私たちは6月12日に予定されていたシンガポールでの首脳会談に向けた最近の事前折衝や協議に関し、あなたたちが時間を割きながら忍耐強く努力されたことにとても感謝している。
私たちは会談は北朝鮮側が求めたものだと伝えられたが、それが見当違いだったということが分かった。あなたと会えるのを非常に楽しみにしていた。悲しいことだが、直近のあなた方の声明で示された敵対心や怒りに鑑みると、私は今、計画通りに会談することが適切だとは思わない。
従って、この書簡をもって、米朝両国にとっては良いことであり世界にとっては損失となるものの、シンガポールでの首脳会談は中止になるとお知らせする。あなたは核戦力について語るが、米国が保有する核戦力は非常に威力があり強力だ。私はそれが決して使われないように神に祈っている。
私は素晴らしい会談があなたとの間でなされると思っていた。いつの日か、あなたと会えることを楽しみにしている。一方、あなたが(米国人の)人質を解放し、家族のもとに帰してくれたことに感謝したい。それはとても素晴らしい意思表示であったし、謝意を表したい。

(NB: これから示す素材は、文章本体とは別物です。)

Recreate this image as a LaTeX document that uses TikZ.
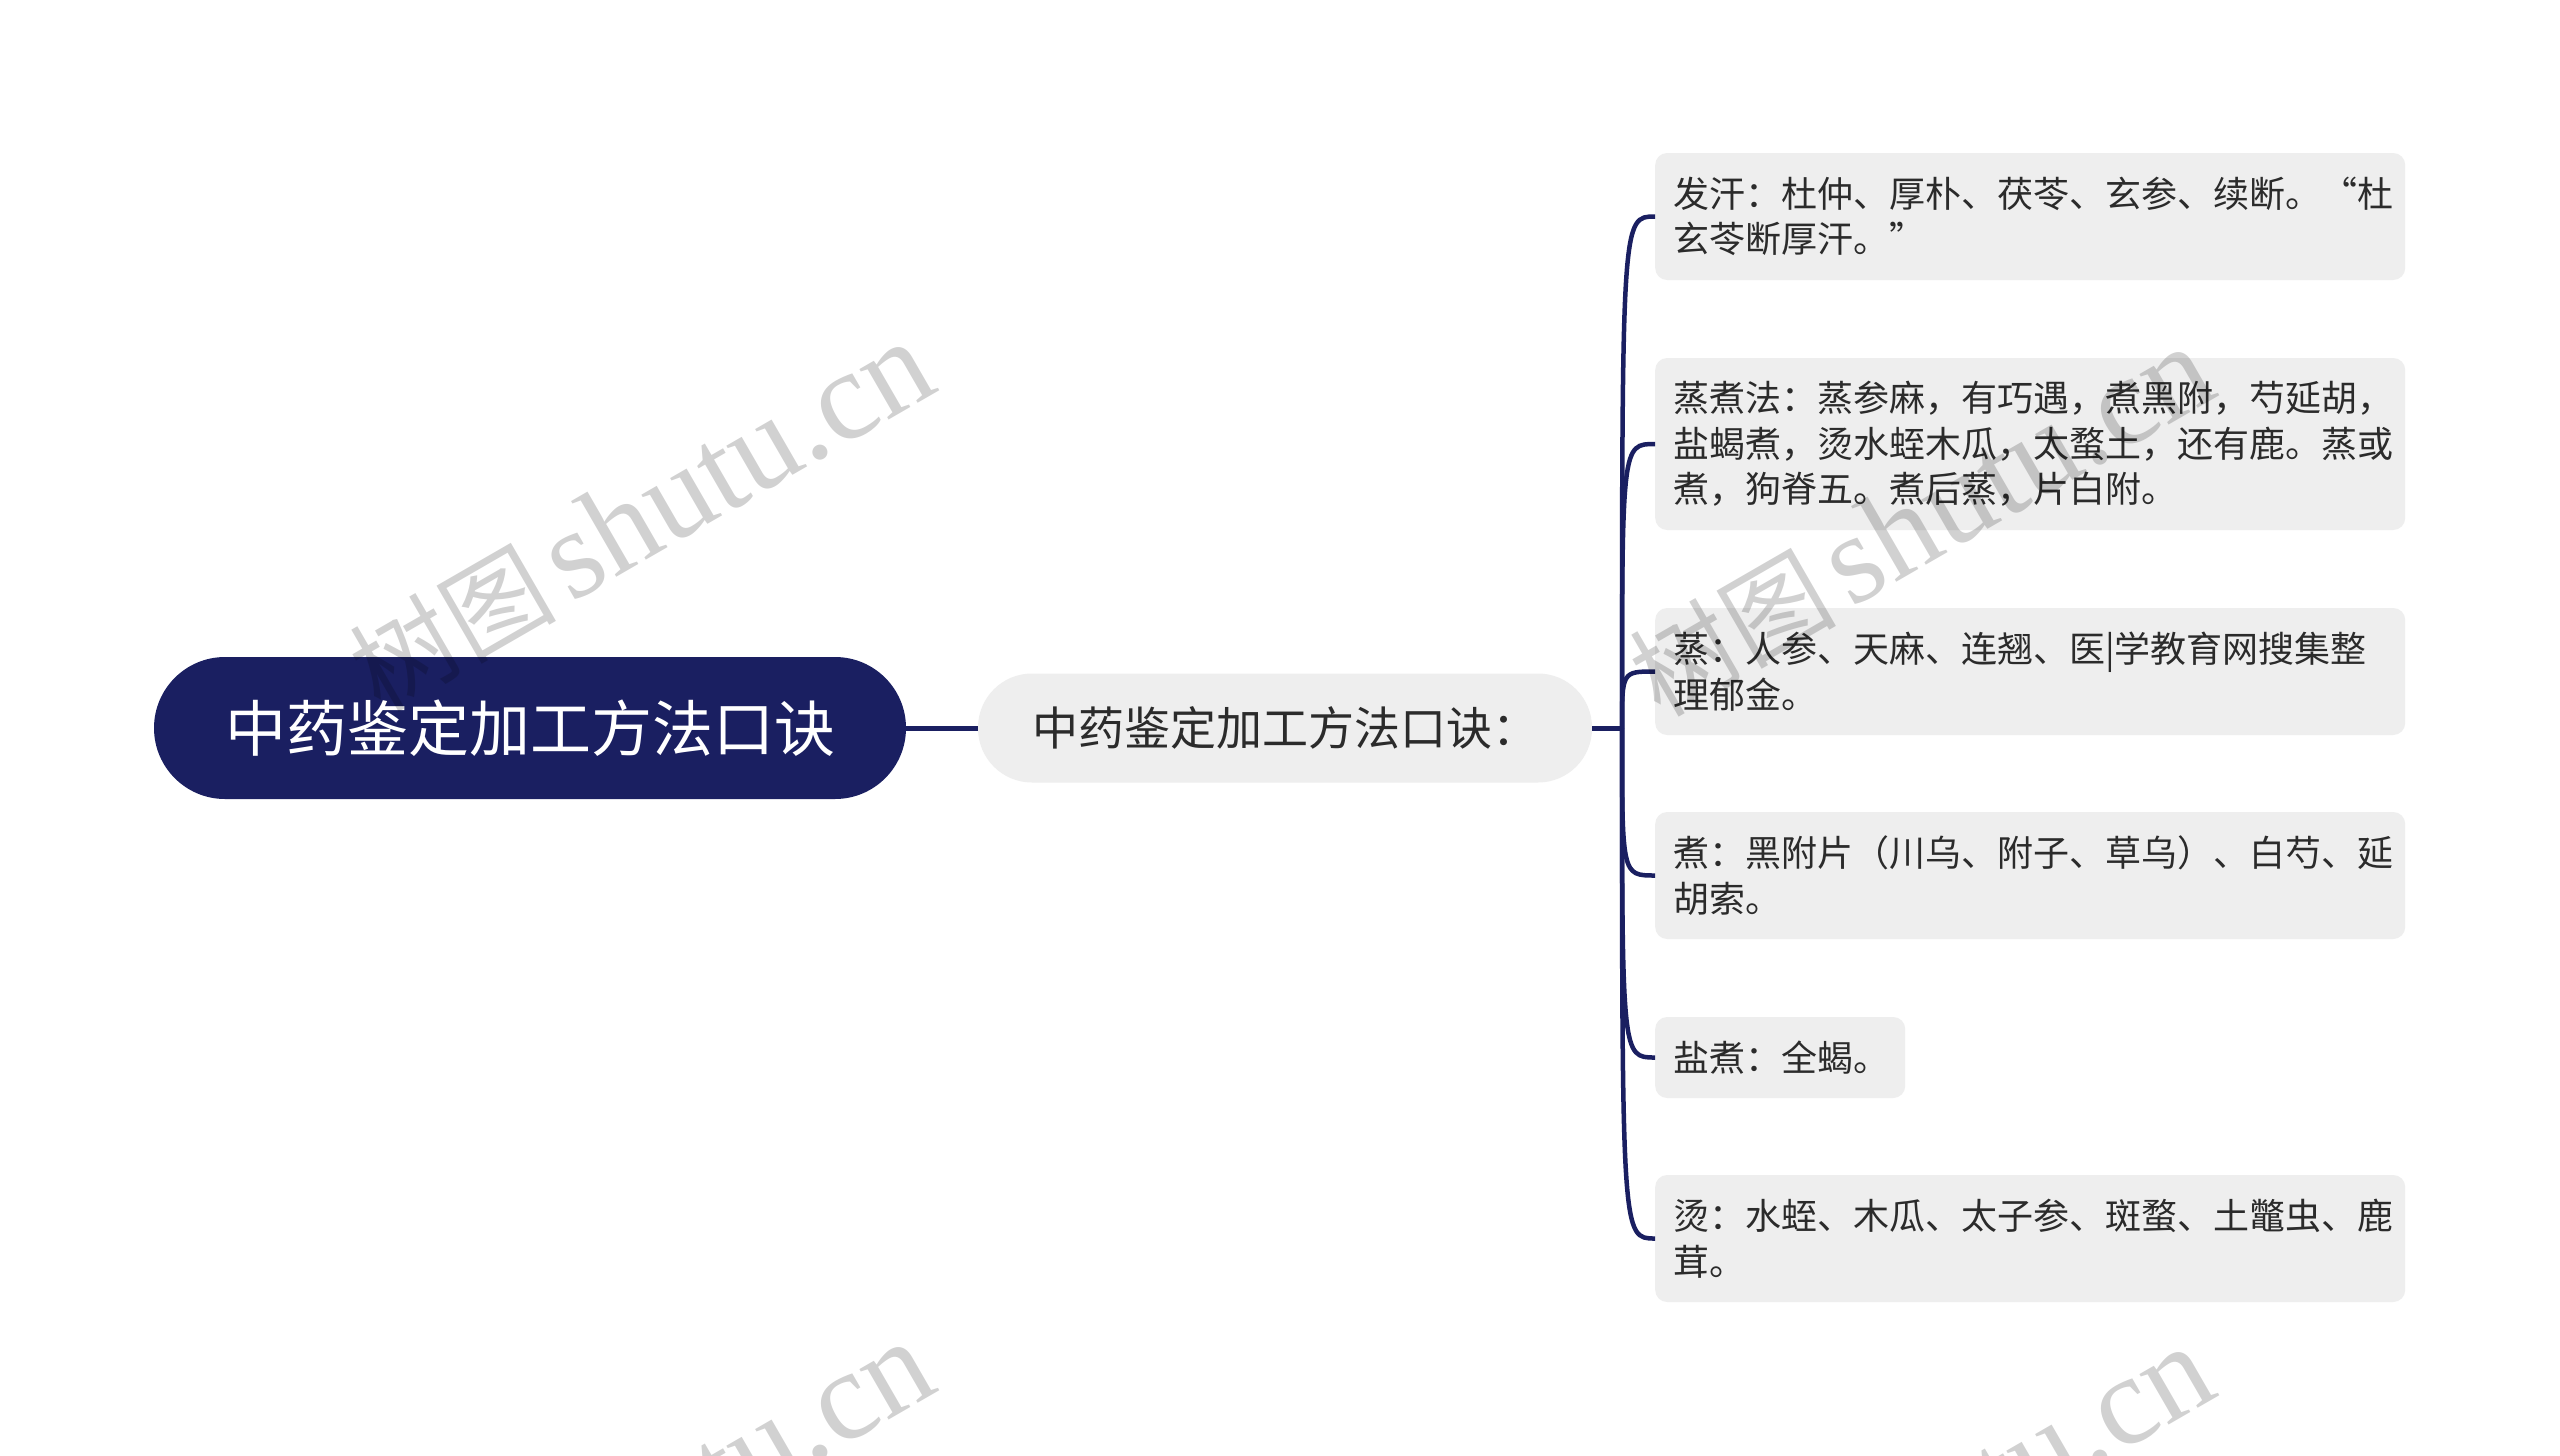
\documentclass[tikz,border=0pt]{standalone}
\usepackage{fontspec}
\setmainfont{Noto Sans CJK SC}
\newfontfamily\cjkfont{Noto Sans CJK SC}
\newfontfamily\wmserif{Liberation Serif}
\definecolor{navy}{HTML}{1A1F61}
\definecolor{boxgray}{HTML}{EEEEEE}
\definecolor{txt}{HTML}{2B2B2B}
\tikzset{
  rootbox/.style={fill=navy, rounded corners=71pt, minimum width=752pt, minimum height=142pt,
    inner sep=0pt, text=white, font=\fontsize{61pt}{72pt}\selectfont},
  midbox/.style={fill=boxgray, rounded corners=54pt, minimum width=614pt, minimum height=109pt,
    inner sep=0pt, text=txt, font=\fontsize{46pt}{56pt}\selectfont},
  leafbox/.style={fill=boxgray, rounded corners=12pt, anchor=west, minimum width=750pt,
    text width=714pt, inner xsep=18pt, inner ysep=0pt, align=left, text=txt,
    font=\fontsize{36pt}{45.5pt}\selectfont},
  link/.style={draw=navy, line width=4.5pt},
  wmark/.style={rotate=30, text=black, text opacity=0.18, inner sep=0pt}
}
\begin{document}
\begin{tikzpicture}[x=1pt, y=-1pt]
\fill[white] (0,0) rectangle (2560,1456);
\useasboundingbox (0,0) rectangle (2560,1456);

\node[rootbox] (root) at (530,728) {中药鉴定加工方法口诀};
\node[midbox] (mid) at (1285,728) {中药鉴定加工方法口诀：};
\coordinate (trunk) at (1622,728);

\node[leafbox, minimum height=127pt] (l1) at (1655,216.5) {发汗：杜仲、厚朴、茯苓、玄参、续断。“杜\\玄苓断厚汗。”};
\node[leafbox, minimum height=172pt] (l2) at (1655,444) {蒸煮法：蒸参麻，有巧遇，煮黑附，芍延胡，\\盐蝎煮，烫水蛭木瓜，太蝥土，还有鹿。蒸或\\煮，狗脊五。煮后蒸，片白附。};
\node[leafbox, minimum height=127pt] (l3) at (1655,671.5) {蒸：人参、天麻、连翘、医|学教育网搜集整\\理郁金。};
\node[leafbox, minimum height=127pt] (l4) at (1655,875.5) {煮：黑附片（川乌、附子、草乌）、白芍、延\\胡索。};
\node[leafbox, minimum height=81pt, minimum width=250pt, text width=214pt] (l5) at (1655,1057.5) {盐煮：全蝎。};
\node[leafbox, minimum height=127pt] (l6) at (1655,1238.5) {烫：水蛭、木瓜、太子参、斑蝥、土鼈虫、鹿\\茸。};

\draw[link, line width=5pt] (root.east) -- (mid.west);
\draw[link, line width=5pt] (mid.east) -- (trunk);
\foreach \n in {l1,l2,l3,l4,l5,l6}
  \draw[link] (trunk) .. controls (trunk |- \n.west) and (trunk |- \n.west) .. (\n.west);

\begin{scope}
\clip (0,0) rectangle (2560,1456);
\foreach \x/\y in {641/517, 1921/522, 641/1517, 1921/1522}
  \node[wmark] at (\x,\y) {\fontsize{103pt}{110pt}\cjkfont 树图\hspace{14pt}\fontsize{127pt}{130pt}\wmserif shutu.cn};
\end{scope}
\end{tikzpicture}
\end{document}
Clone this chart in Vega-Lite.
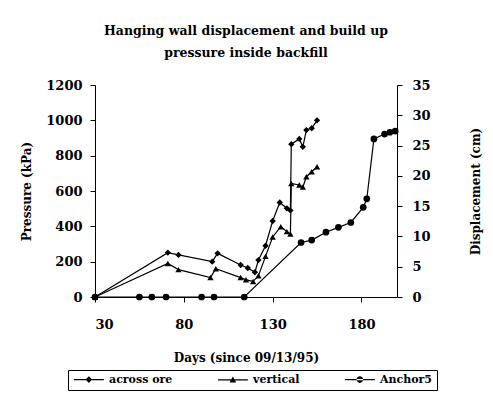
{
  "$schema": "https://vega.github.io/schema/vega-lite/v6.json",
  "width": 302,
  "height": 212,
  "autosize": {"type": "none"},
  "padding": {"left": 95, "top": 85, "right": 96, "bottom": 113},
  "background": "white",
  "config": {
    "view": {"stroke": null},
    "font": "DejaVu Serif",
    "axis": {
      "grid": false,
      "domainColor": "black",
      "tickColor": "black",
      "labelColor": "black",
      "titleColor": "black",
      "labelFont": "DejaVu Serif",
      "titleFont": "DejaVu Serif",
      "labelFontWeight": "bold",
      "titleFontWeight": "bold",
      "labelFontSize": 13,
      "titleFontSize": 12,
      "tickSize": 5,
      "format": "d"
    },
    "legend": {
      "labelFont": "DejaVu Serif",
      "labelFontWeight": "bold",
      "labelFontSize": 11,
      "labelColor": "black"
    }
  },
  "title": {
    "text": ["Hanging wall displacement and build up", "pressure inside backfill"],
    "font": "DejaVu Serif",
    "fontWeight": "bold",
    "fontSize": 12.5,
    "lineHeight": 22,
    "color": "black",
    "anchor": "middle",
    "offset": 20
  },
  "encoding": {
    "x": {
      "field": "day",
      "type": "quantitative",
      "scale": {"domain": [30, 200], "nice": false, "zero": false},
      "axis": {
        "title": "Days (since 09/13/95)",
        "values": [30, 80, 130, 180],
        "labelPadding": 16,
        "titlePadding": 21
      }
    }
  },
  "layer": [
    {
      "data": {
        "values": [
          {"series": "across ore", "day": 30, "kpa": 0},
          {"series": "across ore", "day": 71, "kpa": 251},
          {"series": "across ore", "day": 77, "kpa": 238},
          {"series": "across ore", "day": 96, "kpa": 200},
          {"series": "across ore", "day": 99, "kpa": 247},
          {"series": "across ore", "day": 112, "kpa": 181},
          {"series": "across ore", "day": 116, "kpa": 164},
          {"series": "across ore", "day": 120, "kpa": 140},
          {"series": "across ore", "day": 122, "kpa": 209},
          {"series": "across ore", "day": 126, "kpa": 290},
          {"series": "across ore", "day": 130, "kpa": 430},
          {"series": "across ore", "day": 134, "kpa": 535},
          {"series": "across ore", "day": 138, "kpa": 502},
          {"series": "across ore", "day": 140, "kpa": 490},
          {"series": "across ore", "day": 140.5, "kpa": 865},
          {"series": "across ore", "day": 145, "kpa": 895},
          {"series": "across ore", "day": 147, "kpa": 850},
          {"series": "across ore", "day": 149, "kpa": 945},
          {"series": "across ore", "day": 152, "kpa": 955},
          {"series": "across ore", "day": 155, "kpa": 1000},
          {"series": "vertical", "day": 30, "kpa": 0},
          {"series": "vertical", "day": 71, "kpa": 190},
          {"series": "vertical", "day": 77, "kpa": 155},
          {"series": "vertical", "day": 95, "kpa": 110},
          {"series": "vertical", "day": 98, "kpa": 160},
          {"series": "vertical", "day": 112, "kpa": 110},
          {"series": "vertical", "day": 115, "kpa": 97},
          {"series": "vertical", "day": 119, "kpa": 88},
          {"series": "vertical", "day": 122, "kpa": 120},
          {"series": "vertical", "day": 126, "kpa": 230},
          {"series": "vertical", "day": 130, "kpa": 340},
          {"series": "vertical", "day": 134.6, "kpa": 398},
          {"series": "vertical", "day": 138, "kpa": 370},
          {"series": "vertical", "day": 140, "kpa": 357},
          {"series": "vertical", "day": 140.5, "kpa": 643},
          {"series": "vertical", "day": 145, "kpa": 634},
          {"series": "vertical", "day": 147, "kpa": 622},
          {"series": "vertical", "day": 149, "kpa": 681},
          {"series": "vertical", "day": 152, "kpa": 709},
          {"series": "vertical", "day": 155, "kpa": 737}
        ]
      },
      "encoding": {
        "y": {
          "field": "kpa",
          "type": "quantitative",
          "scale": {"domain": [0, 1200], "nice": false},
          "axis": {
            "title": "Pressure (kPa)",
            "values": [0, 200, 400, 600, 800, 1000, 1200],
            "labelPadding": 8,
            "titlePadding": 12
          }
        }
      },
      "layer": [
        {
          "mark": {"type": "line", "color": "black", "strokeWidth": 1.2},
          "encoding": {"detail": {"field": "series"}}
        },
        {
          "mark": {"type": "point", "filled": true, "color": "black", "size": 40, "opacity": 1},
          "encoding": {
            "shape": {
              "field": "series",
              "type": "nominal",
              "scale": {"domain": ["across ore", "vertical"], "range": ["diamond", "triangle-up"]},
              "legend": null
            }
          }
        }
      ]
    },
    {
      "data": {
        "values": [
          {"series": "Anchor5", "day": 30, "cm": 0},
          {"series": "Anchor5", "day": 55, "cm": 0},
          {"series": "Anchor5", "day": 62, "cm": 0},
          {"series": "Anchor5", "day": 70, "cm": 0},
          {"series": "Anchor5", "day": 90, "cm": 0},
          {"series": "Anchor5", "day": 97, "cm": 0},
          {"series": "Anchor5", "day": 114, "cm": 0},
          {"series": "Anchor5", "day": 146, "cm": 9.0},
          {"series": "Anchor5", "day": 152, "cm": 9.4},
          {"series": "Anchor5", "day": 160, "cm": 10.7},
          {"series": "Anchor5", "day": 167, "cm": 11.5},
          {"series": "Anchor5", "day": 174, "cm": 12.3},
          {"series": "Anchor5", "day": 181, "cm": 14.8},
          {"series": "Anchor5", "day": 183, "cm": 16.2},
          {"series": "Anchor5", "day": 187, "cm": 26.1},
          {"series": "Anchor5", "day": 193, "cm": 26.9},
          {"series": "Anchor5", "day": 196, "cm": 27.2},
          {"series": "Anchor5", "day": 199, "cm": 27.4}
        ]
      },
      "encoding": {
        "y": {
          "field": "cm",
          "type": "quantitative",
          "scale": {"domain": [0, 35], "nice": false},
          "axis": {
            "orient": "right",
            "title": "Displacement (cm)",
            "titleAngle": 270,
            "values": [0, 5, 10, 15, 20, 25, 30, 35],
            "labelPadding": 10,
            "titlePadding": 52
          }
        }
      },
      "layer": [
        {
          "mark": {"type": "line", "color": "black", "strokeWidth": 1.2},
          "encoding": {"detail": {"field": "series"}}
        },
        {
          "mark": {"type": "point", "shape": "circle", "filled": true, "color": "black", "size": 45, "opacity": 1}
        }
      ]
    },
    {
      "data": {"values": []},
      "mark": {"type": "point", "filled": true, "color": "black", "opacity": 1},
      "encoding": {
        "shape": {
          "field": "series",
          "type": "nominal",
          "scale": {
            "domain": ["across ore", "vertical", "Anchor5"],
            "range": [
              "M-1.2,-0.2H8.8V0.2H-1.2ZM3.8,-1.1L4.9,0L3.8,1.1L2.7,0Z",
              "M-1.2,-0.2H8.8V0.2H-1.2ZM3.8,-1.1L4.9,0.9L2.7,0.9Z",
              "M-1.2,-0.2H8.8V0.2H-1.2ZM2.7,0A1.1,1.1 0 1,0 4.9,0A1.1,1.1 0 1,0 2.7,0Z"
            ]
          },
          "legend": {
            "title": null,
            "orient": "none",
            "legendX": -27,
            "legendY": 285,
            "direction": "horizontal",
            "strokeColor": "black",
            "padding": 4,
            "symbolSize": 36,
            "labelOffset": 26,
            "columnPadding": 41,
            "symbolFillColor": "black"
          }
        }
      }
    }
  ],
  "resolve": {"scale": {"y": "independent", "shape": "independent"}}
}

もしあなたがこの最も重要な首脳会談について心を入れ替えたならば、遠慮なく私に連絡をするか、書簡を送ってほしい。世界は、特に北朝鮮は、持続的な平和と繁栄をつかむ重要な機会を失った。この失われた機会は歴史上、本当に悲しい瞬間だ。
(共同)
【南北平和統一】
条件が足らなかったことが残念であり、今後の復帰摂理まであと一歩か?
または血の代価が必要なまでに遠のいてしまったようだ。